Thursday, February 16, 2006

More Olympic speak

The Sacramento Bee has a story about podium as a verb, complete with a nod of approval from Geoffrey Nunberg.

"I like 'to podium,' " says Geoffrey Nunberg, a linguist at the School of Information at the University of California, Berkeley, and the chairman of the American Heritage Dictionary's usage panel. "About 20 percent of the verbs in English began their lives as (nouns), and most don't encounter much resistance on the way in."

In these Games alone, you can hear such verbal cousins of the word podium as ski, bobsled, skate, lap and slalom.

"Not to mention the old reliable 'He nailed it!' " Nunberg says. "Nouns in French, Italian and German can't pinch-hit as verbs with such abandon. Think of it as a sign of the versatility of the English language."

Language Log also has a bit on podium as a verb, and Benjamin Zimmer cites an example as far back as 1992.

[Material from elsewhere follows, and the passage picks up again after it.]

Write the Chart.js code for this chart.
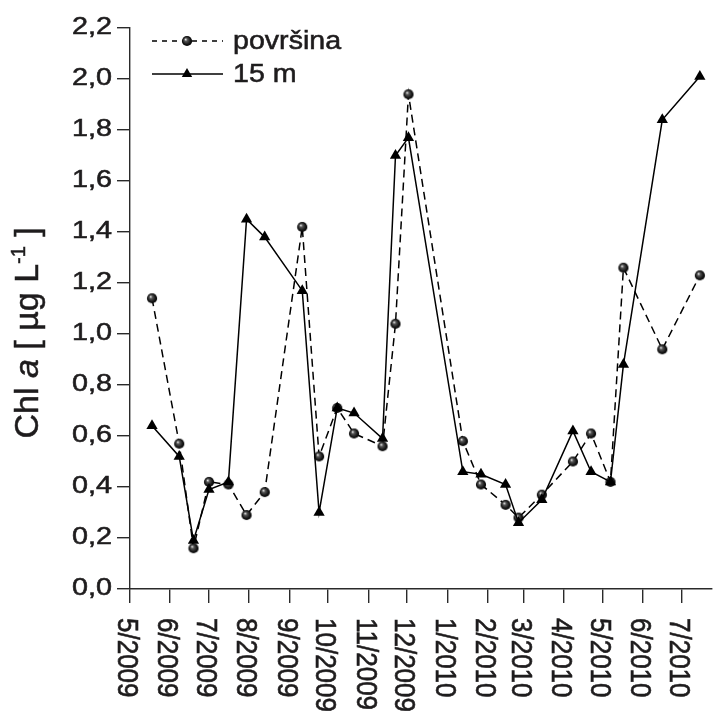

In a separate piece, Zimmer nicely sums up the Turin/Torino debate, pointing out that USA Today is one of the few news outlets using Torino. He also shares part of a Wall Street Journal Article on the history of the area:
Italians cringe at English names for their cities, such as Florence for Firenze and Leghorn for Livorno. The irony is that Turin isn't an anglicized form of Torino at all. The area around the city was first settled by Celtic tribes in the third century B.C., and the name Turin derives from the Celtic word "tau" for mountains. Torino is the Italian derivation, and happens to mean "little bull." The city was known as Turin when it became the first capital of the Kingdom of Italy in 1861.

David Kertzer, a professor of anthropology and Italian studies at Brown University, notes that, in the fading dialect of the local Piedmont region, the city is still known as Turin, with the accent on the second syllable. Historically, he says, the region "is closer to France than Italy linguistically and geographically."